What this task involves: Working from the data below, reproduce exactly the lines starting at the one that holds "Generate a component" and ending at the one that holds "80, 90, 100];". Pictures are excluded.

Entries taken from a collection
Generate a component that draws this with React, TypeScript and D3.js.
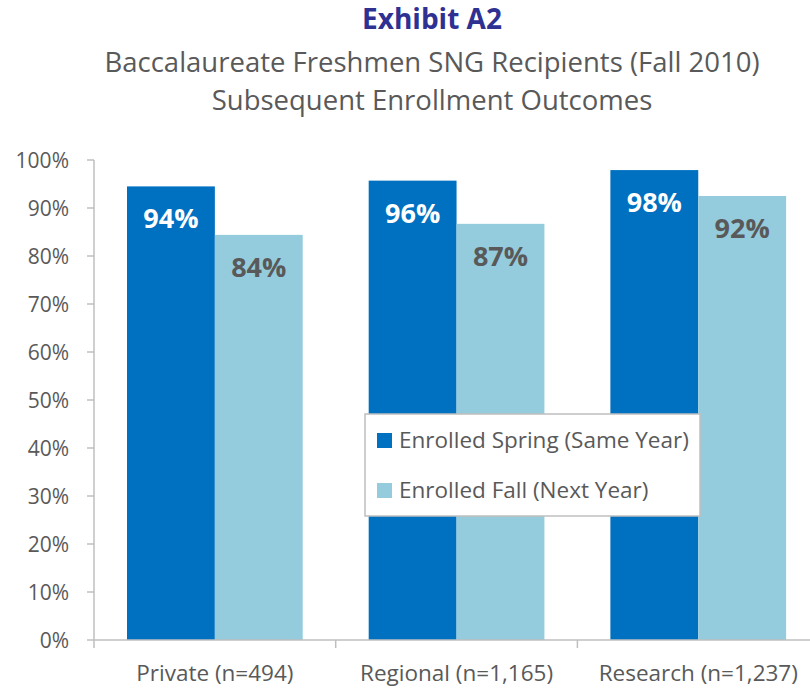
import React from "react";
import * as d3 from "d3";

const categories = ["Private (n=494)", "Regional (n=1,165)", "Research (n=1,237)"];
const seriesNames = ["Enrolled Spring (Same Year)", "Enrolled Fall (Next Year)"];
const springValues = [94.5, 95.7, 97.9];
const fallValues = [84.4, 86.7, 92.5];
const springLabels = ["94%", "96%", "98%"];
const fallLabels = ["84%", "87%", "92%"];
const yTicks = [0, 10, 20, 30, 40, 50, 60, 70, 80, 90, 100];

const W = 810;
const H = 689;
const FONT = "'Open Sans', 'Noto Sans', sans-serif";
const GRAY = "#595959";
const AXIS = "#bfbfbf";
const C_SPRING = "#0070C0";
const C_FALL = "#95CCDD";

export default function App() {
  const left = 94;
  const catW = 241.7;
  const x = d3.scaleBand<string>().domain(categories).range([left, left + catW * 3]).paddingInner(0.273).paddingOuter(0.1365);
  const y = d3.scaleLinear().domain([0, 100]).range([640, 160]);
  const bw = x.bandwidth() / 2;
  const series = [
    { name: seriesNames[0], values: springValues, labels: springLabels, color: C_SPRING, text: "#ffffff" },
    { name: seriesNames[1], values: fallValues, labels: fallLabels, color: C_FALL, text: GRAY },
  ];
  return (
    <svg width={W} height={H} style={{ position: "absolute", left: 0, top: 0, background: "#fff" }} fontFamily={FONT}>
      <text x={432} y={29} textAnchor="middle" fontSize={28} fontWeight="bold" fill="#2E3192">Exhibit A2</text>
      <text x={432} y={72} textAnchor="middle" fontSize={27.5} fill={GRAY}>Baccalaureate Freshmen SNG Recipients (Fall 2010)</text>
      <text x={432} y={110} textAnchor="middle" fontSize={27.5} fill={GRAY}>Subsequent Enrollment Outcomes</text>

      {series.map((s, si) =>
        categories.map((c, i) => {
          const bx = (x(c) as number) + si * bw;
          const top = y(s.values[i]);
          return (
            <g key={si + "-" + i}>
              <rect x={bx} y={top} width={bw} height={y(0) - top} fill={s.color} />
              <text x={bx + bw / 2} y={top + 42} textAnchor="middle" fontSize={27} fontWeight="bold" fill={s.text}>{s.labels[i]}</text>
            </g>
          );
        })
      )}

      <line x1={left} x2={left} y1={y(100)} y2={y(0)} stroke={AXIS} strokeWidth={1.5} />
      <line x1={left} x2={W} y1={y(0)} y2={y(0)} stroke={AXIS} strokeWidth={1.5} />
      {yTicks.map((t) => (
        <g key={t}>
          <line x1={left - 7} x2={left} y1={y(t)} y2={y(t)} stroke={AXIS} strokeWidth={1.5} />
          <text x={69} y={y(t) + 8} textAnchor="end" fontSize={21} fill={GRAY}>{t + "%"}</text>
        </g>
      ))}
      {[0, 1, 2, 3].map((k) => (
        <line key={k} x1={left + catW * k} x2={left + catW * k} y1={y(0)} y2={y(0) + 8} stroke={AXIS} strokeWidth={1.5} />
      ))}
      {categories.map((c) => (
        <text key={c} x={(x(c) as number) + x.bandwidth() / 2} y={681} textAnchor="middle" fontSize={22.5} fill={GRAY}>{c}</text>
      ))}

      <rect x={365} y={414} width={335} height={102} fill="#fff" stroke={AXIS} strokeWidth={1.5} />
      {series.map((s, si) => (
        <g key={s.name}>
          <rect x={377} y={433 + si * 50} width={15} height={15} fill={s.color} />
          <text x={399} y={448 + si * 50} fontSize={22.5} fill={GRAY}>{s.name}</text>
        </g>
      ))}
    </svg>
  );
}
...
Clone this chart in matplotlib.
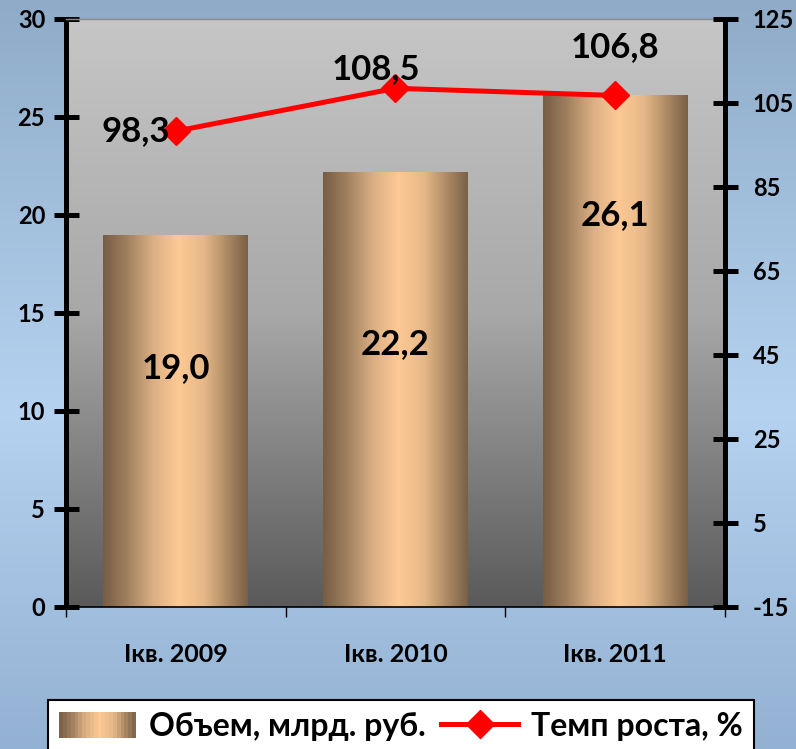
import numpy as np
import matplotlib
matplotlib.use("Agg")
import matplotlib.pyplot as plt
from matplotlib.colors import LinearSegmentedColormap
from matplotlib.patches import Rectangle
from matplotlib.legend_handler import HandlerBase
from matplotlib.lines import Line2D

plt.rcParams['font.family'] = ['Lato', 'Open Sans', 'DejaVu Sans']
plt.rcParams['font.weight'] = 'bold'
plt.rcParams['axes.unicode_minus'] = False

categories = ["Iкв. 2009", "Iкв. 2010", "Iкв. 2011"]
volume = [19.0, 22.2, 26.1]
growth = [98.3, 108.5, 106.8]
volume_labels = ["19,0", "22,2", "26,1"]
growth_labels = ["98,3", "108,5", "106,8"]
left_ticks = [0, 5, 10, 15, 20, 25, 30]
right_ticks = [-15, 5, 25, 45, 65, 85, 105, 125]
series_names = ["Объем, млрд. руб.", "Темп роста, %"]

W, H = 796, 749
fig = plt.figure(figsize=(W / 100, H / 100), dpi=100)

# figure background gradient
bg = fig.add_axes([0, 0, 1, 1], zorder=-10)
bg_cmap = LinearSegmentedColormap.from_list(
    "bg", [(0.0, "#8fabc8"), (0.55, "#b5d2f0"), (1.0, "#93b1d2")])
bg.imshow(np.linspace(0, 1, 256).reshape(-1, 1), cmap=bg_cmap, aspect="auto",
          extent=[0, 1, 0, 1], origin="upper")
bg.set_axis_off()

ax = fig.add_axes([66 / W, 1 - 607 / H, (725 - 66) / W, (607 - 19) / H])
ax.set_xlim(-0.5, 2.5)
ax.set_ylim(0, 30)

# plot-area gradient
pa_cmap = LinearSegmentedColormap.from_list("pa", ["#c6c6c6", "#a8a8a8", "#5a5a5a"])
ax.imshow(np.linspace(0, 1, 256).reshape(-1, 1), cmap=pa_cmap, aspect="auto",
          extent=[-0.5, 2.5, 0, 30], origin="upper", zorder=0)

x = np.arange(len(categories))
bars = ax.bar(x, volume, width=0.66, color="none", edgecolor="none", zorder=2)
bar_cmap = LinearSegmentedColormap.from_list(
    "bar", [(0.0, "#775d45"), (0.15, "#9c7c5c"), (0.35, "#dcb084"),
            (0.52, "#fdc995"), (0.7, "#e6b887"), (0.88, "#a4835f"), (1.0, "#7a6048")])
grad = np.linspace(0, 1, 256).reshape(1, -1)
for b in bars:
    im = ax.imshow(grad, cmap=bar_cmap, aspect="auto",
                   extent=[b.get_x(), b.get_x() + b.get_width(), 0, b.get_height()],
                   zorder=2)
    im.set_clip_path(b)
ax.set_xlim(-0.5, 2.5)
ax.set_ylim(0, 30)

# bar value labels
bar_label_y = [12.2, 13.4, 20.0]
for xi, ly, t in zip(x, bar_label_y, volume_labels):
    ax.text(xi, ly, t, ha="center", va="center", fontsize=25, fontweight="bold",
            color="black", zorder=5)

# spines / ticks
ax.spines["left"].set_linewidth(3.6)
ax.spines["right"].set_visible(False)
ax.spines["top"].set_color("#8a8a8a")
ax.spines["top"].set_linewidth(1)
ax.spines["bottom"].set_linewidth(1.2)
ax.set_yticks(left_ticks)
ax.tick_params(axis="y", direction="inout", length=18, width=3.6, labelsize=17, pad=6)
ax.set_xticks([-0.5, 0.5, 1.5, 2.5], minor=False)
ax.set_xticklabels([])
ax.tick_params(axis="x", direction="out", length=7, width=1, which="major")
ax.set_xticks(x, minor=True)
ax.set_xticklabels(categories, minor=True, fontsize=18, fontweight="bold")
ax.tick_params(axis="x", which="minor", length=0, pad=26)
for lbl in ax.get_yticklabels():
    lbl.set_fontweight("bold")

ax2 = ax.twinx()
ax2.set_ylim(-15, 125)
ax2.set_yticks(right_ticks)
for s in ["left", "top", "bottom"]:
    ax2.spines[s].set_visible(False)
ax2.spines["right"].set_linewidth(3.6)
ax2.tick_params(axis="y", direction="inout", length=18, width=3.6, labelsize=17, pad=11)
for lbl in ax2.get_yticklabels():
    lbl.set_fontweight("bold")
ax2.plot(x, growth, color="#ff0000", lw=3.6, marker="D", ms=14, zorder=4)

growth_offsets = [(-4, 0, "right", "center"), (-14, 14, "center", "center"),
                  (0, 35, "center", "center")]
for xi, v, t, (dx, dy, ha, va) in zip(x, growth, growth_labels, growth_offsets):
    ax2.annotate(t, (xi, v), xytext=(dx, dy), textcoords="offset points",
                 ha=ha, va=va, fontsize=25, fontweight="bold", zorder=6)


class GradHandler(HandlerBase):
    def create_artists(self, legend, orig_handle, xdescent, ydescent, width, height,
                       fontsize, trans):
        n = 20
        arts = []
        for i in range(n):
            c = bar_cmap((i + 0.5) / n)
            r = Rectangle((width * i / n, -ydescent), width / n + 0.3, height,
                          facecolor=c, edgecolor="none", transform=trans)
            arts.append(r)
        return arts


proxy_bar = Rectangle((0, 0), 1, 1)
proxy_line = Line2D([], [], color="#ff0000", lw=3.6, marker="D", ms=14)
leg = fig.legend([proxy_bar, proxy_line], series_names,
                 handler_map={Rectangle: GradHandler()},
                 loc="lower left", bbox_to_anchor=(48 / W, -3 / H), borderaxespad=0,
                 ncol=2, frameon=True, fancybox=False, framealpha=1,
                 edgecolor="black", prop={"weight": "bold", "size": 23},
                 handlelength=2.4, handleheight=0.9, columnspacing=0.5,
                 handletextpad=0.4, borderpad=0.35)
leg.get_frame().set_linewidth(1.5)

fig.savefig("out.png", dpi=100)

Result below:
Generate a component that draws this with React, TypeScript and D3.js.
import React from "react";
import * as d3 from "d3";

const categories = ["Private (n=494)", "Regional (n=1,165)", "Research (n=1,237)"];
const seriesNames = ["Enrolled Spring (Same Year)", "Enrolled Fall (Next Year)"];
const springValues = [94.5, 95.7, 97.9];
const fallValues = [84.4, 86.7, 92.5];
const springLabels = ["94%", "96%", "98%"];
const fallLabels = ["84%", "87%", "92%"];
const yTicks = [0, 10, 20, 30, 40, 50, 60, 70, 80, 90, 100];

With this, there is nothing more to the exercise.